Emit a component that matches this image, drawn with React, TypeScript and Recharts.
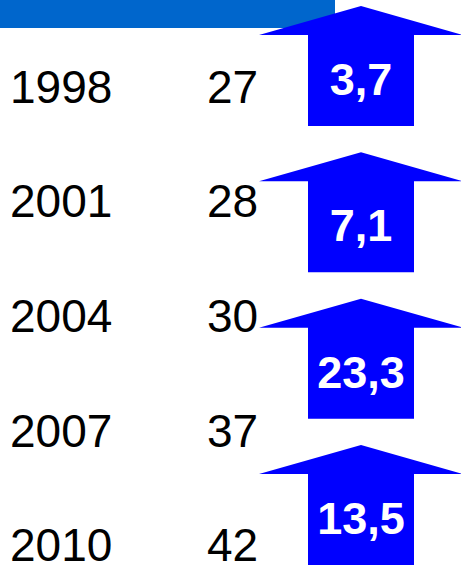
import { ComposedChart, Bar, Scatter, XAxis, YAxis } from "recharts";

const years = ["1998", "2001", "2004", "2007", "2010"];
const values = [27, 28, 30, 37, 42];
const periods = ["1998-2001", "2001-2004", "2004-2007", "2007-2010"];
const growth = [3.7, 7.1, 23.3, 13.5];

const rows = years.map((year, i) => ({ year, value: values[i] }));
const arrows = periods.map((period, i) => ({ period, growth: growth[i] }));

const FONT = "'Liberation Sans', Arial, sans-serif";
const fmt = (v: number) => v.toFixed(1).replace(".", ",");

const RowTick = ({ y, payload }: any) => {
  const value = values[years.indexOf(payload.value)];
  return (
    <g>
      <text x={10} y={y + 16.5} fontSize={46} fill="#000" fontFamily={FONT}>
        {payload.value}
      </text>
      <text x={207} y={y + 16.5} fontSize={46} fill="#000" fontFamily={FONT}>
        {value}
      </text>
    </g>
  );
};

// up arrow centred on the point, value written inside the shaft
const ArrowShape = ({ cx, cy, payload }: any) => {
  const pts = [
    [cx, cy - 60],
    [cx + 102, cy - 31],
    [cx + 53, cy - 31],
    [cx + 53, cy + 60],
    [cx - 53, cy + 60],
    [cx - 53, cy - 31],
    [cx - 102, cy - 31],
  ]
    .map((p) => p.join(","))
    .join(" ");
  return (
    <g>
      <polygon points={pts} fill="#0000FF" />
      <text
        x={cx}
        y={cy + 29}
        textAnchor="middle"
        fontSize={45}
        fontWeight="bold"
        fill="#fff"
        fontFamily={FONT}
      >
        {fmt(payload.growth)}
      </text>
    </g>
  );
};

export default function App() {
  return (
    <div style={{ position: "relative", width: 461, height: 567, overflow: "hidden", background: "#fff" }}>
      <style>{"body{margin:0}"}</style>
      <div style={{ position: "absolute", left: 0, top: 0, width: 335, height: 28, background: "#0066CC" }} />
      <div style={{ position: "absolute", left: 0, top: 0 }}>
        <ComposedChart
          layout="vertical"
          width={461}
          height={602}
          data={rows}
          margin={{ top: 29, right: 0, bottom: 0, left: 0 }}
        >
          <XAxis type="number" hide />
          <YAxis
            type="category"
            dataKey="year"
            width={260}
            axisLine={false}
            tickLine={false}
            interval={0}
            tick={<RowTick />}
          />
          <Bar dataKey="value" fill="none" isAnimationActive={false} />
        </ComposedChart>
      </div>
      <div style={{ position: "absolute", left: 0, top: 6 }}>
        <ComposedChart
          layout="vertical"
          width={461}
          height={561}
          data={arrows}
          margin={{ top: 60, right: 0, bottom: 62, left: 261 }}
        >
          <XAxis type="number" hide domain={[0, 2]} dataKey={() => 1} />
          <YAxis type="category" dataKey="period" hide />
          <Scatter dataKey="growth" shape={<ArrowShape />} isAnimationActive={false} />
        </ComposedChart>
      </div>
    </div>
  );
}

#### [STATED TASK]
Give again, word for word, every line from the top of the data through the line with "Scatter, XAxis, YAxis", both ends included, and exclude the pictures.

#### [TASK ANSWER]
Emit a component that matches this image, drawn with React, TypeScript and Recharts.
import { ComposedChart, Bar, Scatter, XAxis, YAxis } from "recharts";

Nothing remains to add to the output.